Under-the-limits net losers are compensated fully through individual claims against the Securities Investors Protection Corporation (SIPC), which functions similar to the FDIC or other insurance and provides up to $500,000 for securities losses to those who invested directly.  Over-the-limits net losers, whose losses exceed SIPC compensation, rely on other sources of recovery.  Liquidating the schemer’s estate ordinarily provides only a drop in the bucket; Madoff’s assets, for example, amounted to only $826 million, or under two percent, of the $65 billion total account value of the operation.[1]

Expectedly, the SIPC reimbursements and estate liquidation provide relief for only some investors and represent a small percentage of net investments, so trustees often turn to avoidance actions, known as clawbacks, as outlined in the preference and fraudulent transfer provisions of the Bankruptcy Code.  This is where net winners, such as Fred Wilpon and his New York Mets, enter the picture.

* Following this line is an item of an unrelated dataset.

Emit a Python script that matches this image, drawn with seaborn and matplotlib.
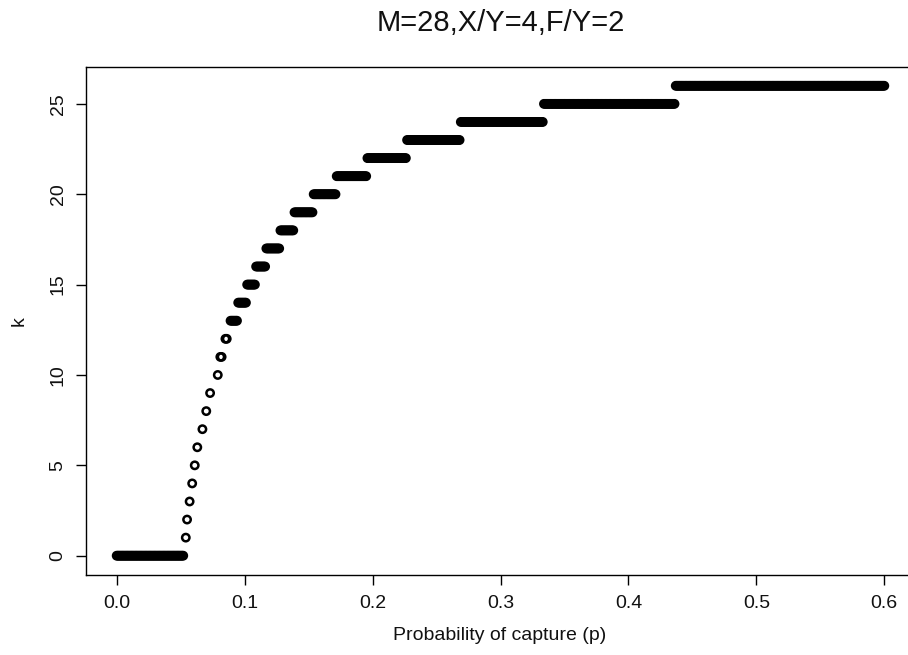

Mets Owner Fred Wilpon (Courtesy: AP)

Fraudulent transfer law under the Bankruptcy Code effectively allows net losers to reach into the pockets of net winners, in an attempt to make themselves whole.[2] Congress set a reachback period of two years from the time of the bankruptcy filing based on the notion that it is within this time that most of the fraudulent transfers occur.  The reachback period was previously another source of indigestion for the Wilpon family and the Mets.  Picard originally tried to invoke a reachback period of six years, which could have subjected the Wilpons to repayments as high as $1 billion, though this argument was later rejected by Judge Rakoff.

Now the primary remaining question for the Wilpon’s case is whether any of their $303 million principal is subject to clawback.  In order for Picard to recover such funds, he need not prove “actual fraud” by means of direct fraudulent involvement on behalf of Wilpon; still, he would need to prove the existence of “willful blindness” based on the objective, reasonable person.  While there were many red flags in Madoff’s scheme – astronomical rates of return, consistency of success, key positions of a small-staffed operation held by family members, obscure auditing practices, limited access to investment status, and the secrecy commanded upon investors[3] – the fact remains that these attributes could have theoretically raised suspicions for all investors, whether net winners or losers.  Accordingly, the standard to recover principal is quite high.

Bankruptcy court appearances for the Madoff fraud are not the only evidence of financial struggles for the Mets organization.  “The Mets have been slashing payroll and selling $20 million minority stakes, each representing about 4 percent ownership of the team.”  Despite the financial conflicts that the Wilpon family must deal with, Mets baseball fans can probably relax on this front (though they still have three consecutive fourth-place NL-East finishes from which to recuperate).  As previously mentioned, Mets accounts will likely be held responsible for only the $1.7 million in fictitious profits.  In terms of other team finances, that value is equivalent to paying Johan Santana for starting just two games, assuming he finds a way to start 30 times this season.


[1] Chad Bray, Madoff Lists $826 Million In Assets, Give or Take, Wall St. J., Mar. 14, 2009, at B1.

[2] 11 U.S.C. § 548(a)(1).

[3] Erin E. Arvedlund, Don‘t Ask, Don‘t Tell: Bernie Madoff is so Secretive, He Even Asks His Investors to Keep Mum, Barron’s, May 7, 2001, at 26.